Queen Elizabeth’s oak coffin began its journey from Balmoral Castle, her summer retreat in the Scottish Highlands, down to Edinburgh on Sunday, with thousands of Scots expected to line the streets to pay their respects.
Elizabeth, who died on Thursday aged 96, spoke last year of her “deep and abiding affection” for Scotland and recalled the “many happy memories” that she and her late husband Prince Philip shared in the country.
Below are some of her connections to Scotland:
The queen’s mother, also called Elizabeth, was from a Scottish family, who lived at Glamis Castle in Angus. As a young princess, Elizabeth spent most of her summers in Scotland either with her parents at Balmoral Castle or with her maternal grandparents at Glamis.
While still a teenager, she gave her first public speech in Aberdeen in 1944, when she opened a home for the British Sailors’ Society.
At the start of Elizabeth’s reign in 1952, there were objections in Scotland to her being called Elizabeth II because the Tudor Queen Elizabeth I was never a queen of Scotland.
A Post Office pillar box in Edinburgh bearing the ERII cypher was defaced and later blown up.
Queen Victoria and Prince Albert bought Balmoral Castle in 1852. Ever since then, the castle has been a base for the royal family’s summer vacations.
After acceding to the throne, Elizabeth maintained the royal family tradition of holidaying at Balmoral deep in the Scottish Highlands each summer.
Photographs over the decades showed the queen relaxing far from the pomp and pageantry of London, sometimes walking in the hills or having picnics with her family. Elizabeth’s granddaughter, Eugenie, said in 2016 TV documentary: “Granny is most happy there.”
The queen attended the Braemar Gathering, a celebration of traditional Scottish games, sports and dancing, every year she since came to the throne 70 years ago – apart from the games earlier this month that she missed because of failing health.
“She was very much part of life in this part of the world. Locals all have stories about bumping into her or seeing her at the Highland Games,” said Andrew Bowie, the Conservative member of parliament for West Aberdeenshire, which includes Balmoral. “She was hugely liked and respected. People felt a huge affinity to her.”
Although the British monarch is meant to be politically neutral, the queen did hint at her views on the constitutional future of the country she reigned over.

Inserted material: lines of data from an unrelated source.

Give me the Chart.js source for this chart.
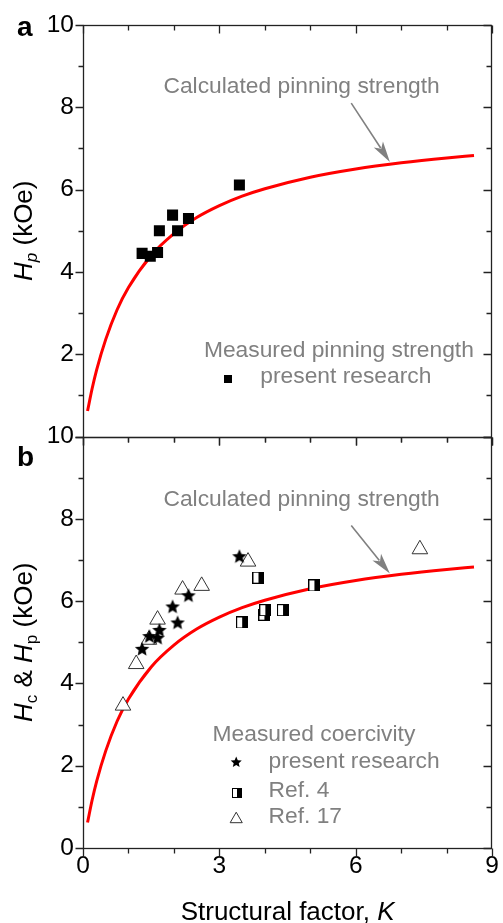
<!DOCTYPE html>
<html>
<head>
<meta charset="utf-8">
<script src="https://cdn.jsdelivr.net/npm/chart.js@4"></script>
<style>
  html, body { margin: 0; padding: 0; background: #fff; }
  canvas { display: block; }
</style>
</head>
<body>
<canvas id="chart" width="503" height="923"></canvas>
<script>
// calculated pinning strength curve
const curveK = [0.1, 0.2, 0.3, 0.5, 0.75, 1.0, 1.5, 2.0, 2.5, 3.0, 3.5, 4.0, 5.0, 6.0, 7.0, 8.0, 8.6];
const curveH = [0.62, 1.16, 1.62, 2.36, 3.08, 3.62, 4.40, 4.93, 5.32, 5.61, 5.84, 6.02, 6.30, 6.50, 6.65, 6.77, 6.83];

// panel a: measured pinning strength (present research)
const hpK = [1.30, 1.48, 1.64, 1.68, 1.97, 2.08, 2.32, 3.44];
const hpVal = [4.45, 4.38, 4.47, 5.00, 5.38, 5.00, 5.30, 6.11];

// panel b: measured coercivity
const starK = [1.30, 1.46, 1.64, 1.68, 1.97, 2.08, 2.32, 3.44];
const starH = [4.84, 5.15, 5.11, 5.30, 5.87, 5.48, 6.14, 7.09];
const ref4K = [3.50, 3.86, 3.99, 4.01, 4.40, 5.09];
const ref4H = [5.48, 6.57, 5.67, 5.78, 5.78, 6.38];
const ref17K = [0.88, 1.17, 1.45, 1.64, 2.19, 2.61, 3.63, 7.41];
const ref17H = [3.46, 4.47, 5.06, 5.55, 6.28, 6.37, 6.96, 7.26];

const xTickStep = 3;
const yTickStep = 2;

const FONT = "'Liberation Sans', Arial, sans-serif";
const GRAY = '#808080';

function pts(xs, ys) {
  return xs.map((x, i) => ({ x: x, y: ys[i] }));
}

function makeStar(r) {
  const s = Math.ceil(r * 2) + 2;
  const c = document.createElement('canvas');
  c.width = s; c.height = s;
  const g = c.getContext('2d');
  drawStar(g, s / 2, s / 2 + 0.5, r);
  return c;
}
function drawStar(g, cx, cy, r) {
  g.beginPath();
  for (let i = 0; i < 10; i++) {
    const rad = i % 2 === 0 ? r : r * 0.46;
    const a = -Math.PI / 2 + i * Math.PI / 5;
    g.lineTo(cx + rad * Math.cos(a), cy + rad * Math.sin(a));
  }
  g.closePath();
  g.fillStyle = '#000';
  g.fill();
}
function makeHalfSquare(size) {
  const c = document.createElement('canvas');
  c.width = size + 1; c.height = size + 1;
  const g = c.getContext('2d');
  drawHalfSquare(g, 0.5, 0.5, size);
  return c;
}
function drawHalfSquare(g, x, y, size) {
  g.fillStyle = '#fff';
  g.fillRect(x, y, size, size);
  g.fillStyle = '#000';
  g.fillRect(x + size / 2, y, size / 2, size);
  g.strokeStyle = '#000';
  g.lineWidth = 1;
  g.strokeRect(x, y, size, size);
}

// text with mixed fonts (italic symbols, subscripts)
function richWidth(ctx, parts) {
  let w = 0;
  for (const p of parts) { ctx.font = p.font; w += ctx.measureText(p.t).width; }
  return w;
}
function drawRich(ctx, parts, x, y) {
  let cx = x;
  for (const p of parts) {
    ctx.font = p.font;
    ctx.fillText(p.t, cx, y + (p.dy || 0));
    cx += ctx.measureText(p.t).width;
  }
}

function arrow(ctx, x1, y1, x2, y2) {
  const ang = Math.atan2(y2 - y1, x2 - x1);
  const len = 21, half = 5.5;
  ctx.strokeStyle = GRAY;
  ctx.fillStyle = GRAY;
  ctx.lineWidth = 1.6;
  ctx.beginPath();
  ctx.moveTo(x1, y1);
  ctx.lineTo(x2 - Math.cos(ang) * len * 0.8, y2 - Math.sin(ang) * len * 0.8);
  ctx.stroke();
  ctx.beginPath();
  ctx.moveTo(x2, y2);
  ctx.lineTo(x2 - Math.cos(ang) * len - Math.sin(ang) * half, y2 - Math.sin(ang) * len + Math.cos(ang) * half);
  ctx.lineTo(x2 - Math.cos(ang) * len * 0.75, y2 - Math.sin(ang) * len * 0.75);
  ctx.lineTo(x2 - Math.cos(ang) * len + Math.sin(ang) * half, y2 - Math.sin(ang) * len - Math.cos(ang) * half);
  ctx.closePath();
  ctx.fill();
}

const decor = {
  id: 'decor',
  afterDraw(chart) {
    const ctx = chart.ctx;
    const a = chart.chartArea;
    const sx = chart.scales.x, yT = chart.scales.yTop, yB = chart.scales.yBot;
    const L = Math.round(a.left) + 0.5, R = Math.round(a.right) - 0.5;
    ctx.save();
    ctx.strokeStyle = '#222';
    ctx.lineWidth = 1.3;
    // frames and ticks for both panels
    for (const ys of [yT, yB]) {
      const top = Math.round(ys.getPixelForValue(10)) + 0.5;
      const bot = Math.round(ys.getPixelForValue(0)) + 0.5;
      ctx.strokeRect(L, top, R - L, bot - top);
      ctx.beginPath();
      for (let v = 0; v <= 10; v++) {
        const py = Math.round(ys.getPixelForValue(v)) + 0.5;
        const len = v % 2 === 0 ? 8 : 5;
        ctx.moveTo(L, py); ctx.lineTo(L - len, py);
        ctx.moveTo(R, py); ctx.lineTo(R - len, py);
      }
      for (let k = 0; k <= 9; k++) {
        const px = Math.round(sx.getPixelForValue(k)) + 0.5;
        const len = k % 3 === 0 ? 8 : 5;
        ctx.moveTo(px, top); ctx.lineTo(px, top + len);
        ctx.moveTo(px, bot); ctx.lineTo(px, bot + len);
      }
      ctx.stroke();
    }

    // annotations
    const txt = '22.8px ' + FONT;
    ctx.fillStyle = GRAY;
    ctx.textAlign = 'left';
    ctx.textBaseline = 'alphabetic';
    ctx.font = txt;
    ctx.fillText('Calculated pinning strength', sx.getPixelForValue(1.77), yT.getPixelForValue(8.35));
    ctx.fillText('Calculated pinning strength', sx.getPixelForValue(1.77), yB.getPixelForValue(8.30));
    arrow(ctx, sx.getPixelForValue(5.9), yT.getPixelForValue(8.1), sx.getPixelForValue(6.75), yT.getPixelForValue(6.67));
    arrow(ctx, sx.getPixelForValue(5.9), yB.getPixelForValue(7.84), sx.getPixelForValue(6.75), yB.getPixelForValue(6.67));

    // legend panel a
    ctx.fillStyle = GRAY;
    ctx.font = txt;
    ctx.fillText('Measured pinning strength', sx.getPixelForValue(2.66), yT.getPixelForValue(1.93));
    ctx.fillText('present research', sx.getPixelForValue(3.90), yT.getPixelForValue(1.29));
    ctx.fillStyle = '#000';
    const lx = sx.getPixelForValue(3.19), ly = yT.getPixelForValue(1.40);
    ctx.fillRect(Math.round(lx - 4), Math.round(ly - 4), 8, 8);

    // legend panel b
    ctx.fillStyle = GRAY;
    ctx.fillText('Measured coercivity', sx.getPixelForValue(2.85), yB.getPixelForValue(2.60));
    ctx.fillText('present research', sx.getPixelForValue(4.08), yB.getPixelForValue(1.94));
    ctx.fillText('Ref. 4', sx.getPixelForValue(4.08), yB.getPixelForValue(1.24));
    ctx.fillText('Ref. 17', sx.getPixelForValue(4.08), yB.getPixelForValue(0.60));
    const mx = sx.getPixelForValue(3.37);
    drawStar(ctx, mx, yB.getPixelForValue(2.08), 5.8);
    const hy = yB.getPixelForValue(1.36);
    drawHalfSquare(ctx, Math.round(mx - 4.5) + 0.5, Math.round(hy - 4.5) + 0.5, 9);
    const ty = yB.getPixelForValue(0.70);
    ctx.strokeStyle = '#333';
    ctx.lineWidth = 1;
    ctx.beginPath();
    ctx.moveTo(mx, ty - 7);
    ctx.lineTo(mx + 6.06, ty + 3.5);
    ctx.lineTo(mx - 6.06, ty + 3.5);
    ctx.closePath();
    ctx.stroke();

    // panel letters
    ctx.fillStyle = '#000';
    ctx.font = 'bold 28px ' + FONT;
    ctx.fillText('a', 17, 36);
    ctx.fillText('b', 17, 466);

    // axis titles
    const big = '26px ' + FONT, bigI = 'italic 26px ' + FONT;
    const sub = '17px ' + FONT, subI = 'italic 17px ' + FONT;
    const xt = [{ t: 'Structural factor, ', font: big }, { t: 'K', font: bigI }];
    const xw = richWidth(ctx, xt);
    drawRich(ctx, xt, (a.left + a.right) / 2 - xw / 2, 920);

    const tTop = [{ t: 'H', font: bigI }, { t: 'p', font: subI, dy: 5 }, { t: ' (kOe)', font: big }];
    const tBot = [{ t: 'H', font: bigI }, { t: 'c', font: sub, dy: 5 }, { t: ' & ', font: big },
                  { t: 'H', font: bigI }, { t: 'p', font: sub, dy: 5 }, { t: ' (kOe)', font: big }];
    for (const [parts, ys] of [[tTop, yT], [tBot, yB]]) {
      const w = richWidth(ctx, parts);
      ctx.save();
      ctx.translate(32, (ys.top + ys.bottom) / 2);
      ctx.rotate(-Math.PI / 2);
      drawRich(ctx, parts, -w / 2, 0);
      ctx.restore();
    }
    ctx.restore();
  }
};

const tickFont = { family: FONT, size: 24.5 };

new Chart(document.getElementById('chart'), {
  type: 'scatter',
  data: {
    datasets: [
      {
        label: 'present research (Hc)',
        data: pts(starK, starH),
        yAxisID: 'yBot',
        pointStyle: makeStar(7.6),
        order: 0
      },
      {
        label: 'Ref. 4',
        data: pts(ref4K, ref4H),
        yAxisID: 'yBot',
        pointStyle: makeHalfSquare(11),
        order: 2
      },
      {
        label: 'Ref. 17',
        data: pts(ref17K, ref17H),
        yAxisID: 'yBot',
        pointStyle: 'triangle',
        pointRadius: 9,
        backgroundColor: '#fff',
        borderColor: '#333',
        borderWidth: 1,
        order: 1
      },
      {
        label: 'present research (Hp)',
        data: pts(hpK, hpVal),
        yAxisID: 'yTop',
        pointStyle: 'rect',
        pointRadius: 7.8,
        backgroundColor: '#000',
        borderColor: '#000',
        borderWidth: 0,
        order: 0
      },
      {
        label: 'Calculated pinning strength (a)',
        data: pts(curveK, curveH),
        yAxisID: 'yTop',
        showLine: true,
        borderColor: '#ff0000',
        borderWidth: 3,
        pointRadius: 0,
        cubicInterpolationMode: 'monotone',
        order: 5
      },
      {
        label: 'Calculated pinning strength (b)',
        data: pts(curveK, curveH),
        yAxisID: 'yBot',
        showLine: true,
        borderColor: '#ff0000',
        borderWidth: 3,
        pointRadius: 0,
        cubicInterpolationMode: 'monotone',
        order: 5
      }
    ]
  },
  options: {
    responsive: false,
    animation: false,
    devicePixelRatio: 1,
    layout: { padding: { top: 25, right: 8, bottom: 0, left: 0 } },
    plugins: { legend: { display: false }, tooltip: { enabled: false } },
    scales: {
      x: {
        type: 'linear', min: 0, max: 9,
        ticks: { stepSize: xTickStep, font: tickFont, color: '#000', padding: 4, maxRotation: 0 },
        grid: { display: false, drawTicks: false },
        border: { display: false },
        afterFit(s) { s.height = 75; }
      },
      // declared bottom first: chart.js stacks the later left axis on top
      yBot: {
        type: 'linear', position: 'left', stack: 'panels', stackWeight: 1,
        min: 0, max: 10,
        ticks: { stepSize: yTickStep, font: tickFont, color: '#000', padding: 9 },
        grid: { display: false, drawTicks: false },
        border: { display: false },
        afterFit(s) { s.width = 83; }
      },
      yTop: {
        type: 'linear', position: 'left', stack: 'panels', stackWeight: 1,
        min: 0, max: 10,
        ticks: { stepSize: yTickStep, font: tickFont, color: '#000', padding: 9,
                 callback: v => (v === 0 ? '' : v) },
        grid: { display: false, drawTicks: false },
        border: { display: false },
        afterFit(s) { s.width = 83; }
      }
    }
  },
  plugins: [decor]
});
</script>
</body>
</html>
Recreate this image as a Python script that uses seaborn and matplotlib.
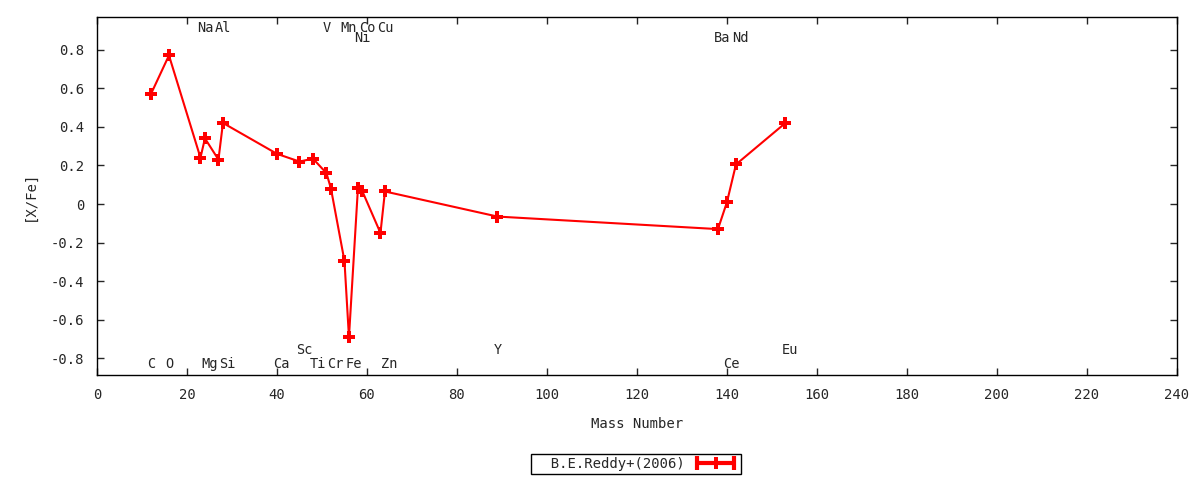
import matplotlib
matplotlib.use("Agg")
import matplotlib.pyplot as plt
import seaborn as sns
from matplotlib.lines import Line2D
from matplotlib.legend_handler import HandlerLine2D, HandlerTuple

# Abundance pattern
elements = ['C', 'O', 'Na', 'Mg', 'Al', 'Si', 'Ca', 'Sc', 'Ti', 'V', 'Cr', 'Mn',
            'Fe', 'Ni', 'Co', 'Cu', 'Zn', 'Y', 'Ba', 'Ce', 'Nd', 'Eu']
mass = [12, 16, 23, 24, 27, 28, 40, 45, 48, 51, 52, 55,
        56, 58, 59, 63, 64, 89, 138, 140, 142, 153]
xfe = [0.57, 0.77, 0.24, 0.34, 0.23, 0.42, 0.26, 0.22, 0.235, 0.16, 0.08, -0.295,
       -0.69, 0.085, 0.065, -0.15, 0.065, -0.065, -0.13, 0.01, 0.205, 0.42]
# label rows: 0 = top, 1 = top (second line), 2 = bottom, 3 = bottom (raised)
label_row = [2, 2, 0, 2, 0, 2, 2, 3, 2, 0, 2, 0,
             2, 1, 0, 0, 2, 3, 1, 2, 1, 3]
row_y = [0.912, 0.86, -0.83, -0.757]

xticks = list(range(0, 241, 20))
yticks = [0.8, 0.6, 0.4, 0.2, 0, -0.2, -0.4, -0.6, -0.8]

sns.set_style("ticks")
plt.rcParams['font.family'] = ['DejaVu Sans Mono']
plt.rcParams['font.size'] = 10

fig = plt.figure(figsize=(12, 4.8), dpi=100)
ax = fig.add_axes([0.0808, 0.2187, 0.9, 0.7459])

sns.lineplot(x=mass, y=xfe, ax=ax, color='red', linewidth=1.5,
             marker='P', markersize=8, markeredgewidth=0, sort=False)

for el, m, r in zip(elements, mass, label_row):
    ax.text(m - 0.8, row_y[r], el, ha='left', va='center', fontsize=9.8)

ax.set_xlim(0, 240)
ax.set_ylim(-0.886, 0.969)
ax.set_xticks(xticks)
ax.set_xticklabels([str(t) for t in xticks])
ax.set_yticks(yticks)
ax.set_yticklabels(['0' if t == 0 else '%.1f' % t for t in yticks])
ax.tick_params(direction='in', top=True, right=True, length=5, width=1,
               labelsize=10, pad=9)
for s in ax.spines.values():
    s.set_linewidth(1)
    s.set_color('black')

ax.set_xlabel('Mass Number', fontsize=10, labelpad=11)
ax.set_ylabel('[X/Fe]', fontsize=10, labelpad=10)

# legend sample: thick line with end caps and a cross in the middle
caps = Line2D([], [], color='red', linewidth=3, marker='|', markersize=10, markeredgewidth=3)
cross = Line2D([], [], color='red', linewidth=0, marker='P', markersize=8, markeredgewidth=0)
leg = fig.legend([(caps, cross)], ['  B.E.Reddy+(2006)'],
                 handler_map={caps: HandlerLine2D(numpoints=2),
                              cross: HandlerLine2D(numpoints=1),
                              tuple: HandlerTuple(ndivide=1, pad=0)},
                 loc='center', bbox_to_anchor=(0.53, 0.033), markerfirst=False,
                 frameon=True, fancybox=False, edgecolor='black', framealpha=1,
                 handlelength=3.2, handletextpad=0.6, borderpad=0.2,
                 borderaxespad=0, fontsize=10)
leg.get_frame().set_linewidth(1)

fig.savefig('out.png', dpi=100)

In 1977, before a vote on the establishment of an assembly in Edinburgh and as she celebrated her Silver Jubilee, the monarch made a speech emphasising how she was crowned the queen of all four nations.
“Perhaps this jubilee is a time to remind ourselves of the benefits which Union has conferred,” she said.
Just before a 2014 vote on Scottish independence, she was overheard expressing her wish that people “think very carefully about the future”.
The former Prime Minister David Cameron was later overheard saying Elizabeth had “purred” with happiness when he phoned her to inform her Scotland had voted to reject independence.
Elizabeth formally opened the 129-member Scottish parliament in 1999, which gave Scotland the power to raise taxes and pass laws, and opened its new building in 2004.
While she is an advocate of Scottish independence, Scotland’s First Minister Nicola Sturgeon said after the queen’s death that Scotland “loved, respected and admired” her.
The queen’s admiration for Scotland was summed up in a speech to Scotland’s parliament last year.
“I have spoken before of my deep and abiding affection for this wonderful country,” she said. “It is the people that make a place and there are few places where this is truer than Scotland.”